(Set problem) Type out the complete listing below word for word, without its pictures.

(Source excerpt)
%%

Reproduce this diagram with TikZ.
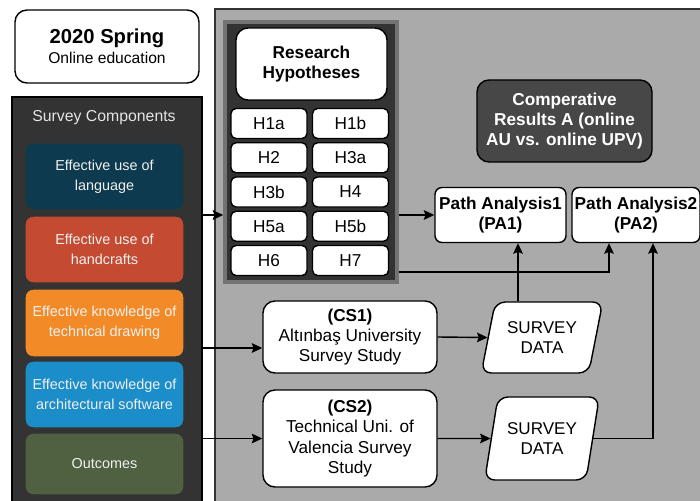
\documentclass[tikz,border=0pt]{standalone}
\usepackage{fontspec}
\setmainfont{Liberation Sans}
\usetikzlibrary{shapes.geometric, arrows.meta}
\definecolor{langc}{HTML}{0E3A4F}
\definecolor{handc}{HTML}{C44B31}
\definecolor{drawc}{HTML}{F28B27}
\definecolor{softc}{HTML}{1B8DC9}
\definecolor{outc}{HTML}{4F6141}
\definecolor{panelc}{HTML}{AAAAAA}
\definecolor{darkc}{HTML}{333333}
\definecolor{resc}{HTML}{474747}

\begin{document}
\begin{tikzpicture}[>={Stealth[length = 6pt, width = 5.5pt, inset = 1pt]}, line width = .8pt,
	wbox/.style = {draw = black, fill = white, rounded corners = .2cm, align = center, inner sep = 0pt, font = \fontsize{9.8}{11.6}\selectfont},
	hcell/.style = {wbox, rounded corners = .1cm, minimum width = 1.52cm, minimum height = .6cm},
	cbox/.style = {draw = black!80, rounded corners = .16cm, align = center, inner sep = 0pt, text = white!94!black, minimum width = 3.18cm, minimum height = 1.34cm, font = \fontsize{8.2}{11.3}\selectfont},
	sdata/.style = {trapezium, trapezium left angle = 72, trapezium right angle = 108, trapezium stretches = true, draw = black, fill = white, rounded corners = .2cm, align = center, inner sep = 0pt, font = \fontsize{9.7}{11.5}\selectfont}]
	\useasboundingbox (0,0) rectangle (14,-10.02);
	% panels
	\draw[draw = darkc, fill = panelc] (4.3,-.18) rectangle (14.2,-10.2);
	\node[draw = black, fill = darkc, minimum width = 3.8cm, minimum height = 8.26cm] (comp) at (2.14,-6.07) {};
	\node[draw = black!55, line width = 2pt, fill = darkc, minimum width = 3.44cm, minimum height = 5.2cm] (hyp) at (6.22,-3.04) {};
	\node[text = white!90!black, font = \fontsize{9}{11}\selectfont] (title) at (2.08,-2.36) {Survey Components};
	\node[wbox, minimum width = 3.68cm, minimum height = 1.46cm, rounded corners = .24cm, font = \fontsize{8.9}{11.3}\selectfont] (spring) at (2.14,-.93) {{\fontsize{11.5}{13}\selectfont\bfseries 2020 Spring}\\Online education};
	% survey components
	\node[cbox, fill = langc] (lang) at (2.09,-3.53) {Effective use of\\language};
	\node[cbox, fill = handc] (hand) at (2.09,-4.99) {Effective use of\\handcrafts};
	\node[cbox, fill = drawc, minimum height = 1.36cm] (tdraw) at (2.09,-6.46) {Effective knowledge of\\technical drawing};
	\node[cbox, fill = softc] (soft) at (2.09,-7.89) {Effective knowledge of\\architectural software};
	\node[cbox, fill = outc, minimum height = 1.24cm] (outcome) at (2.09,-9.28) {Outcomes};
	% hypotheses
	\node[wbox, minimum width = 3.02cm, minimum height = 1.44cm, rounded corners = .24cm] (research) at (6.23,-1.28) {\bfseries Research\\\bfseries Hypotheses};
	\node[hcell] (h1a) at (5.38,-2.47) {H1a};
	\node[hcell] (h1b) at (7.01,-2.47) {H1b};
	\node[hcell] (h2) at (5.38,-3.155) {H2};
	\node[hcell] (h3a) at (7.01,-3.155) {H3a};
	\node[hcell] (h3b) at (5.38,-3.84) {H3b};
	\node[hcell] (h4) at (7.01,-3.84) {H4};
	\node[hcell] (h5a) at (5.38,-4.525) {H5a};
	\node[hcell] (h5b) at (7.01,-4.525) {H5b};
	\node[hcell] (h6) at (5.38,-5.21) {H6};
	\node[hcell] (h7) at (7.01,-5.21) {H7};
	% results and analyses
	\node[wbox, fill = resc, text = white, minimum width = 3.5cm, minimum height = 1.64cm, rounded corners = .24cm, font = \fontsize{9.8}{11.3}\selectfont\bfseries] (results) at (11.29,-2.42) {Comperative\\Results A (online\\AU vs. online UPV)};
	\node[wbox, minimum width = 2.62cm, minimum height = 1.1cm, rounded corners = .14cm, font = \fontsize{9.8}{11.5}\selectfont\bfseries] (pa1) at (10.01,-4.3) {Path Analysis1\\(PA1)};
	\node[wbox, minimum width = 2.56cm, minimum height = 1.1cm, rounded corners = .14cm, font = \fontsize{9.8}{11.5}\selectfont\bfseries] (pa2) at (12.72,-4.3) {Path Analysis2\\(PA2)};
	% case studies
	\node[wbox, minimum width = 3.48cm, minimum height = 1.44cm, rounded corners = .24cm] (cs1) at (7,-6.74) {\textbf{(CS1)}\\Altınbaş University\\Survey Study};
	\node[wbox, minimum width = 3.48cm, minimum height = 1.94cm, rounded corners = .24cm] (cs2) at (7,-8.77) {\textbf{(CS2)}\\Technical Uni. of\\Valencia Survey\\Study};
	\node[sdata, minimum width = 2.44cm, minimum height = 1.42cm] (sd1) at (10.84,-6.75) {SURVEY\\DATA};
	\node[sdata, minimum width = 2.3cm, minimum height = 1.66cm] (sd2) at (10.84,-8.77) {SURVEY\\DATA};
	% connectors
	\draw[->] (comp.east |- pa1) -- (hyp.west |- pa1);
	\draw[->] (hyp.east |- pa1) -- (pa1.west);
	\draw[->] (hyp.east |- 0,-5.44) -| ([xshift = -.54cm]pa2.south);
	\draw[->] ([xshift = -.48cm]sd1.north) -- ([xshift = -.48cm]sd1.north |- pa1.south);
	\draw[->] (sd2.east) -| ([xshift = .34cm]pa2.south);
	\draw[->] (cs1.east) -- (sd1.west);
	\draw[->] (cs2.east) -- (sd2.west);
	\draw[->] (comp.east |- 0,-6.96) -- (cs1.west |- 0,-6.96);
	\draw[->] (comp.east |- cs2) -- (cs2.west);
\end{tikzpicture}
\end{document}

%%

(Result)
Reproduce this diagram with TikZ.
\documentclass[tikz,border=0pt]{standalone}
\usepackage{fontspec}
\setmainfont{Liberation Sans}
\usetikzlibrary{shapes.geometric, arrows.meta}
\definecolor{langc}{HTML}{0E3A4F}
\definecolor{handc}{HTML}{C44B31}
\definecolor{drawc}{HTML}{F28B27}
\definecolor{softc}{HTML}{1B8DC9}
\definecolor{outc}{HTML}{4F6141}
\definecolor{panelc}{HTML}{AAAAAA}
\definecolor{darkc}{HTML}{333333}
\definecolor{resc}{HTML}{474747}

\begin{document}
\begin{tikzpicture}[>={Stealth[length = 6pt, width = 5.5pt, inset = 1pt]}, line width = .8pt,
	wbox/.style = {draw = black, fill = white, rounded corners = .2cm, align = center, inner sep = 0pt, font = \fontsize{9.8}{11.6}\selectfont},
	hcell/.style = {wbox, rounded corners = .1cm, minimum width = 1.52cm, minimum height = .6cm},
	cbox/.style = {draw = black!80, rounded corners = .16cm, align = center, inner sep = 0pt, text = white!94!black, minimum width = 3.18cm, minimum height = 1.34cm, font = \fontsize{8.2}{11.3}\selectfont},
	sdata/.style = {trapezium, trapezium left angle = 72, trapezium right angle = 108, trapezium stretches = true, draw = black, fill = white, rounded corners = .2cm, align = center, inner sep = 0pt, font = \fontsize{9.7}{11.5}\selectfont}]
	\useasboundingbox (0,0) rectangle (14,-10.02);
	% panels
	\draw[draw = darkc, fill = panelc] (4.3,-.18) rectangle (14.2,-10.2);
	\node[draw = black, fill = darkc, minimum width = 3.8cm, minimum height = 8.26cm] (comp) at (2.14,-6.07) {};
	\node[draw = black!55, line width = 2pt, fill = darkc, minimum width = 3.44cm, minimum height = 5.2cm] (hyp) at (6.22,-3.04) {};
	\node[text = white!90!black, font = \fontsize{9}{11}\selectfont] (title) at (2.08,-2.36) {Survey Components};
	\node[wbox, minimum width = 3.68cm, minimum height = 1.46cm, rounded corners = .24cm, font = \fontsize{8.9}{11.3}\selectfont] (spring) at (2.14,-.93) {{\fontsize{11.5}{13}\selectfont\bfseries 2020 Spring}\\Online education};
	% survey components
	\node[cbox, fill = langc] (lang) at (2.09,-3.53) {Effective use of\\language};
	\node[cbox, fill = handc] (hand) at (2.09,-4.99) {Effective use of\\handcrafts};
	\node[cbox, fill = drawc, minimum height = 1.36cm] (tdraw) at (2.09,-6.46) {Effective knowledge of\\technical drawing};
	\node[cbox, fill = softc] (soft) at (2.09,-7.89) {Effective knowledge of\\architectural software};
	\node[cbox, fill = outc, minimum height = 1.24cm] (outcome) at (2.09,-9.28) {Outcomes};
	% hypotheses
	\node[wbox, minimum width = 3.02cm, minimum height = 1.44cm, rounded corners = .24cm] (research) at (6.23,-1.28) {\bfseries Research\\\bfseries Hypotheses};
	\node[hcell] (h1a) at (5.38,-2.47) {H1a};
	\node[hcell] (h1b) at (7.01,-2.47) {H1b};
	\node[hcell] (h2) at (5.38,-3.155) {H2};
	\node[hcell] (h3a) at (7.01,-3.155) {H3a};
	\node[hcell] (h3b) at (5.38,-3.84) {H3b};
	\node[hcell] (h4) at (7.01,-3.84) {H4};
	\node[hcell] (h5a) at (5.38,-4.525) {H5a};
	\node[hcell] (h5b) at (7.01,-4.525) {H5b};
	\node[hcell] (h6) at (5.38,-5.21) {H6};
	\node[hcell] (h7) at (7.01,-5.21) {H7};
	% results and analyses
	\node[wbox, fill = resc, text = white, minimum width = 3.5cm, minimum height = 1.64cm, rounded corners = .24cm, font = \fontsize{9.8}{11.3}\selectfont\bfseries] (results) at (11.29,-2.42) {Comperative\\Results A (online\\AU vs. online UPV)};
	\node[wbox, minimum width = 2.62cm, minimum height = 1.1cm, rounded corners = .14cm, font = \fontsize{9.8}{11.5}\selectfont\bfseries] (pa1) at (10.01,-4.3) {Path Analysis1\\(PA1)};
	\node[wbox, minimum width = 2.56cm, minimum height = 1.1cm, rounded corners = .14cm, font = \fontsize{9.8}{11.5}\selectfont\bfseries] (pa2) at (12.72,-4.3) {Path Analysis2\\(PA2)};
	% case studies
	\node[wbox, minimum width = 3.48cm, minimum height = 1.44cm, rounded corners = .24cm] (cs1) at (7,-6.74) {\textbf{(CS1)}\\Altınbaş University\\Survey Study};
	\node[wbox, minimum width = 3.48cm, minimum height = 1.94cm, rounded corners = .24cm] (cs2) at (7,-8.77) {\textbf{(CS2)}\\Technical Uni. of\\Valencia Survey\\Study};
	\node[sdata, minimum width = 2.44cm, minimum height = 1.42cm] (sd1) at (10.84,-6.75) {SURVEY\\DATA};
	\node[sdata, minimum width = 2.3cm, minimum height = 1.66cm] (sd2) at (10.84,-8.77) {SURVEY\\DATA};
	% connectors
	\draw[->] (comp.east |- pa1) -- (hyp.west |- pa1);
	\draw[->] (hyp.east |- pa1) -- (pa1.west);
	\draw[->] (hyp.east |- 0,-5.44) -| ([xshift = -.54cm]pa2.south);
	\draw[->] ([xshift = -.48cm]sd1.north) -- ([xshift = -.48cm]sd1.north |- pa1.south);
	\draw[->] (sd2.east) -| ([xshift = .34cm]pa2.south);
	\draw[->] (cs1.east) -- (sd1.west);
	\draw[->] (cs2.east) -- (sd2.west);
	\draw[->] (comp.east |- 0,-6.96) -- (cs1.west |- 0,-6.96);
	\draw[->] (comp.east |- cs2) -- (cs2.west);
\end{tikzpicture}
\end{document}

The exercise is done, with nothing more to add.